Processing from right to left guarantees that reach[k] is already finalized when needed.
The loop:
while k <= reach[i]:
is also easy to get wrong. The range may expand during iteration, so the boundary must be checked dynamically.
Worked Examples
Example 1
Input:
4
16 5
20 5
10 10
18 2
After sorting:
| Index | Position | Height |
|---|---|---|
| 0 | 10 | 10 |
| 1 | 16 | 5 |
| 2 | 18 | 2 |
| 3 | 20 | 5 |
Processing from right to left:
| i | limit | Direct j | Expanded reach | Answer |
|---|---|---|---|---|
| 3 | 25 | 3 | 3 | 1 |
| 2 | 20 | 2 | 2 | 1 |
| 1 | 21 | 3 | 3 | 3 |
| 0 | 20 | 2 | 3 | 4 |
Final answers in original order:
3 1 4 1
This trace shows the main idea of interval expansion. Domino 0 initially reaches only up to domino 2, but domino 1 extends the chain further to domino 3.
Example 2
Input:
5
1 2
2 2
3 2
10 2
11 2
Sorted order is identical.
| i | limit | Direct j | Expanded reach | Answer |
|---|---|---|---|---|
| 4 | 13 | 4 | 4 | 1 |
| 3 | 12 | 4 | 4 | 2 |
| 2 | 5 | 3 | 4 | 3 |
| 1 | 4 | 2 | 4 | 4 |
| 0 | 3 | 1 | 4 | 5 |
Output:
5 4 3 2 1
This example demonstrates cascading propagation. Each domino extends the chain one step farther.
Complexity Analysis
| Measure | Complexity | Explanation |
|---|---|---|
| Time | O(n log n) | Sorting and binary searches dominate |
| Space | O(n) | Arrays for positions, reach, and answers |
Sorting costs O(n log n), and each binary search costs O(log n). The propagation step is effectively linear overall because each domino contributes only through already-computed interval jumps.

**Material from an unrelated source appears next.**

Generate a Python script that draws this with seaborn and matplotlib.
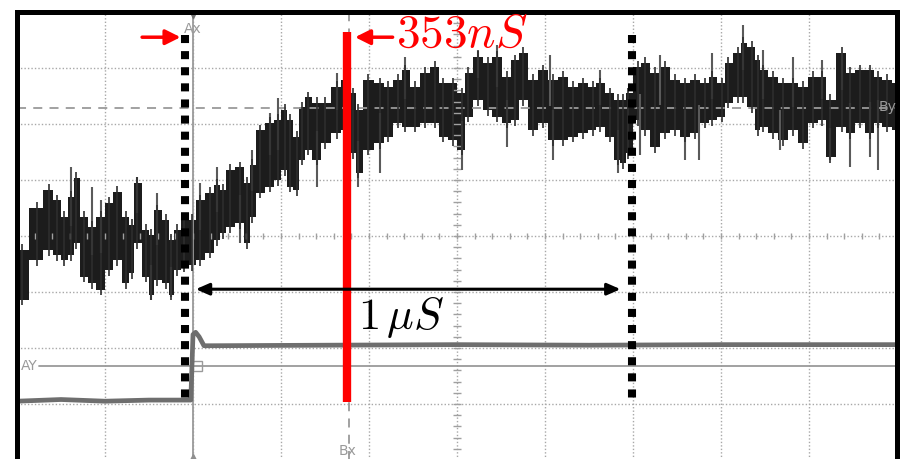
import numpy as np
import matplotlib
matplotlib.use("Agg")
import matplotlib.pyplot as plt
import seaborn as sns

# ---------------- data (time in ns, amplitude in screen divisions) ----------------
t_ns = [-400, -389, -355, -327, -309, -293, -277, -266, -248, -230, -209, -191, -173, -152,
        -139, -127, -107, -95, -82, -61, -50, -36, -20, -2, 16, 39, 55, 68, 84, 107, 123,
        134, 152, 175, 193, 209, 220, 236, 248, 261, 282, 300, 327, 345, 364, 375, 398,
        425, 443, 466, 482, 505, 527, 550, 568, 591, 611, 625, 648, 670, 691, 714, 732,
        750, 773, 795, 818, 841, 864, 886, 909, 925, 948, 966, 977, 989, 1011, 1027, 1050,
        1073, 1095, 1118, 1141, 1164, 1180, 1202, 1216, 1239, 1250, 1270, 1284, 1295, 1318,
        1341, 1364, 1386, 1409, 1430, 1448, 1475, 1493, 1516, 1539, 1557, 1577, 1600]
ch1_upper = [0.14, -0.25, 0.50, 0.82, 0.64, 0.34, 0.70, 1.04, 0.34, 0.16, 0.34, 0.59, 0.79, 0.34,
             0.20, 0.95, 0.11, 0.02, 0.46, 0.29, -0.07, 0.11, 0.29, 0.29, 0.64, 0.77, 0.91, 0.82,
             1.18, 1.23, 0.95, 1.27, 1.89, 2.02, 2.07, 2.25, 2.07, 1.77, 2.30, 2.48, 2.38, 2.38,
             2.66, 2.79, 2.55, 2.25, 2.79, 2.73, 2.66, 2.79, 2.96, 2.66, 2.91, 3.02, 2.73, 2.73,
             2.55, 2.91, 3.20, 3.09, 3.20, 2.84, 3.14, 3.27, 2.79, 2.96, 2.79, 2.84, 2.66, 2.73,
             2.66, 2.73, 2.55, 2.43, 2.43, 2.55, 3.02, 3.09, 2.91, 3.02, 2.79, 2.73, 2.79, 2.73,
             2.84, 2.73, 3.09, 3.27, 3.45, 3.38, 3.14, 2.96, 2.84, 2.73, 2.73, 2.66, 2.84, 2.84,
             2.43, 3.27, 2.91, 2.96, 2.96, 2.84, 2.79, 2.73]
ch1_lower = [-0.84, -1.14, -0.43, -0.25, -0.34, -0.43, -0.34, -0.13, -0.73, -0.84, -0.96, -0.61,
             -0.43, -0.84, -0.66, -0.13, -0.73, -1.05, -0.79, -0.84, -1.05, -0.61, -0.55, -0.52,
             -0.43, -0.30, -0.07, 0.05, 0.16, 0.23, -0.13, 0.34, 0.77, 0.88, 1.00, 1.18, 0.88,
             0.82, 1.36, 1.54, 1.36, 1.66, 1.84, 1.89, 1.48, 1.13, 1.54, 1.66, 1.77, 2.02, 1.95,
             1.95, 2.02, 2.02, 1.77, 1.71, 1.54, 2.13, 2.43, 2.25, 2.13, 2.02, 2.07, 2.43, 1.89,
             2.02, 1.71, 1.71, 1.77, 1.84, 1.89, 1.95, 1.77, 1.36, 1.30, 1.48, 2.07, 1.89, 1.59,
             1.84, 1.89, 1.77, 1.84, 2.02, 2.07, 2.13, 2.38, 2.48, 2.48, 2.30, 1.89, 1.95, 1.84,
             1.71, 1.89, 1.66, 2.02, 2.07, 1.41, 1.95, 1.84, 2.02, 1.84, 2.02, 1.95, 1.89]

spike_t = [-277, -230, -209, -127, -82, 16, 55, 134, 175, 193, 327, 482, 648, 691, 811, 925,
           1061, 1180, 1250, 1295, 1364, 1430, 1475,
           -400, -95, -50, 107, 282, 375, 425, 611, 714, 818, 966, 1016, 1118, 1150, 1334,
           1448, 1493, 1539, 1557]
spike_v = [1.23, 0.88, 0.64, 1.05, 0.77, 0.95, 1.23, 1.54, 2.20, 2.46, 2.91, 3.20, 3.32, 3.41,
           3.23, 2.96, 3.23, 3.27, 3.77, 3.32, 3.20, 3.14, 3.27,
           -1.32, -1.14, -1.09, -0.13, 0.88, 0.88, 1.13, 1.18, 1.59, 1.36, 1.13, 1.45, 1.36,
           1.36, 1.54, 1.36, 1.23, 1.41, 1.18]

ch2_t = [-400, -300, -200, -100, -5, 0, 6, 14, 25, 300, 600, 900, 1200, 1600]
ch2_v = [-2.95, -2.92, -2.95, -2.93, -2.93, -1.76, -1.72, -1.80, -1.96, -1.95, -1.94, -1.95, -1.94, -1.94]

cursor_ax_t = 0
cursor_bx_t = 355
cursor_ay_v = -2.32
cursor_by_v = 2.29
marker_a_t = -18
marker_b_t = 998
red_t = 350
span_label = r"$1\,\mu S$"
delay_label = r"$353nS$"

# ---------------- figure ----------------
sns.set_style("white")
plt.rcParams["mathtext.fontset"] = "cm"
plt.rcParams["font.family"] = ["DejaVu Sans"]

fig = plt.figure(figsize=(9.04, 4.59), dpi=100)
ax = fig.add_axes([17 / 904, -1 / 459, 880 / 904, 448 / 459])
ax.set_xlim(-400, 1600)
ax.set_ylim(-4, 4)

# graticule
ax.set_xticks(np.arange(-400, 1601, 200))
ax.set_yticks(np.arange(-4, 5, 1))
ax.grid(True, linestyle=(0, (1, 1.5)), color="#a8a8a8", lw=1.0)
ax.tick_params(length=0, labelbottom=False, labelleft=False)
for s in ["left", "top", "right"]:
    ax.spines[s].set_linewidth(3.6)
    ax.spines[s].set_color("black")
ax.spines["bottom"].set_visible(False)

# center tick marks
ax.plot(np.arange(-400, 1601, 40), np.zeros(51), ls="none", marker="|", ms=5, color="#a0a0a0", mew=1)
ax.plot(np.full(41, 600), np.arange(-4, 4.01, 0.2), ls="none", marker="_", ms=6, color="#a0a0a0", mew=1)

# cursors
ax.axvline(cursor_ax_t, color="#9a9a9a", lw=1.3)
ax.axvline(cursor_bx_t, color="#9a9a9a", lw=1.3, ls=(0, (5, 4)))
ax.axhline(cursor_by_v, color="#9a9a9a", lw=1.3, ls=(0, (5, 4)))
ax.plot([-350, 1600], [cursor_ay_v, cursor_ay_v], color="#9a9a9a", lw=1.3)
ax.plot([9], [cursor_ay_v], marker="s", ms=7, mfc="none", mec="#9a9a9a", mew=1)
ax.plot([0], [3.97], marker="v", ms=6, color="#707070")
ax.plot([0], [-3.97], marker="^", ms=6, color="#909090")
ax.text(0, 3.7, "Ax", color="#9a9a9a", fontsize=10, ha="center", va="center")
ax.text(cursor_bx_t - 4, -3.84, "Bx", color="#9a9a9a", fontsize=10, ha="center", va="center")
ax.text(1598, cursor_by_v + 0.02, "By", color="#9a9a9a", fontsize=10, ha="right", va="center")
ax.text(-392, cursor_ay_v, "AY", color="#9a9a9a", fontsize=10, ha="left", va="center")

# channel 2
sns.lineplot(x=ch2_t, y=ch2_v, ax=ax, color="#6e6e6e", lw=3.4, estimator=None, sort=False)

# channel 1: noisy envelope + spikes
t_arr = np.array(t_ns, float)
up = np.array(ch1_upper)
lo = np.array(ch1_lower)
mid = (up + lo) / 2
base = np.interp(spike_t, t_arr, mid)
ax.vlines(spike_t, base, spike_v, color="#5a5a5a", lw=1.5)
ax.fill_between(t_arr, lo, up, step="mid", color="#1c1c1c", lw=0)
ax.vlines(t_arr, lo - 0.1, up + 0.1, color="#2e2e2e", lw=1.2)

# annotations
ax.plot([marker_a_t, marker_a_t], [3.59, -2.96], color="black", lw=5.8, ls=(0, (1, 1)))
ax.plot([marker_b_t, marker_b_t], [3.59, -2.96], color="black", lw=5.8, ls=(0, (1, 1)))
ax.plot([red_t, red_t], [3.65, -2.96], color="#ff0000", lw=6, solid_capstyle="butt")
ax.annotate("", xy=(-22, 3.55), xytext=(-122, 3.55),
            arrowprops=dict(arrowstyle="-|>,head_length=0.9,head_width=0.45", color="#ff0000", lw=2.5))
ax.annotate("", xy=(362, 3.55), xytext=(460, 3.55),
            arrowprops=dict(arrowstyle="-|>,head_length=0.9,head_width=0.45", color="#ff0000", lw=2.5))
ax.text(462, 3.6, delay_label, color="#ff0000", fontsize=34, ha="left", va="center")
ax.annotate("", xy=(0, -0.95), xytext=(978, -0.95),
            arrowprops=dict(arrowstyle="<|-|>,head_length=0.8,head_width=0.35", color="black", lw=2.2))
ax.text(374, -1.45, span_label, color="black", fontsize=32, ha="left", va="center")

fig.savefig("out.png", dpi=100)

With n = 10^5, this comfortably fits within the limits.
Test Cases
# helper: run solution on input string, return output string
import sys, io
from bisect import bisect_left
def solve():
input = sys.stdin.readline
n = int(input())
dominoes = []
for i in range(n):
x, h = map(int, input().split())
dominoes.append((x, h, i))
dominoes.sort()
xs = [x for x, _, _ in dominoes]
reach = [0] * n
ans = [0] * n
for i in range(n - 1, -1, -1):
x, h, _ = dominoes[i]
limit = x + h
j = bisect_left(xs, limit) - 1
reach[i] = j
k = i + 1
while k <= reach[i]:
reach[i] = max(reach[i], reach[k])
k += 1
ans[dominoes[i][2]] = reach[i] - i + 1
print(*ans)
def run(inp: str) -> str:
backup_stdin = sys.stdin
backup_stdout = sys.stdout
sys.stdin = io.StringIO(inp)
sys.stdout = io.StringIO()
solve()
out = sys.stdout.getvalue().strip()
sys.stdin = backup_stdin
sys.stdout = backup_stdout
return out
# provided sample
assert run(
"""4
16 5
20 5
10 10
18 2
"""
) == "3 1 4 1", "sample 1"
# minimum size
assert run(
"""1
0 2
"""
) == "1", "single domino"
# strict boundary check
assert run(
"""2
1 2
3 2
"""
) == "1 1", "touch at base should not topple"
# full chain reaction
assert run(
"""5
1 10
2 10
3 10
4 10
5 10
"""
) == "5 4 3 2 1", "every domino topples all to the right"
# unsorted input
assert run(
"""4
10 2
1 20
30 2
5 2
"""
) == "1 4 1 1", "sorting and restoring original order"
| Test input | Expected output | What it validates |
|---|---|---|
| Single domino | 1 |
Minimum constraints |
1 2, 3 2 |
1 1 |
Strict boundary condition |
| Large overlapping heights | 5 4 3 2 1 |
Long cascading chains |
| Unsorted coordinates | 1 4 1 1 |
Correct restoration of original order |
Edge Cases
Consider the strict boundary case:
2
1 2
3 2
Domino 1 reaches only position 2. Domino 2 stands at position 3, so it stays upright.
The algorithm computes:
limit = 1 + 2 = 3
Then:
bisect_left(xs, 3)
returns the first index where coordinate 3 appears. Subtracting one excludes that domino correctly.
The final answer becomes:
1 1
Now consider transitive propagation:
3
1 2
2 100
50 2
Domino 0 directly reaches domino 1.
Domino 1 reaches domino 2.
While processing domino 0, the propagation loop merges:
reach[0] = max(reach[0], reach[1])
which expands the segment to include domino 2.
The output becomes:
3 2 1
Finally, consider unsorted input:
4
100 2
1 100
50 2
2 2
The algorithm sorts by coordinate before processing:
(1,100), (2,2), (50,2), (100,2)
After computing answers, it stores them back using original indices.
This prevents a common mistake where answers are printed in sorted order instead of input order.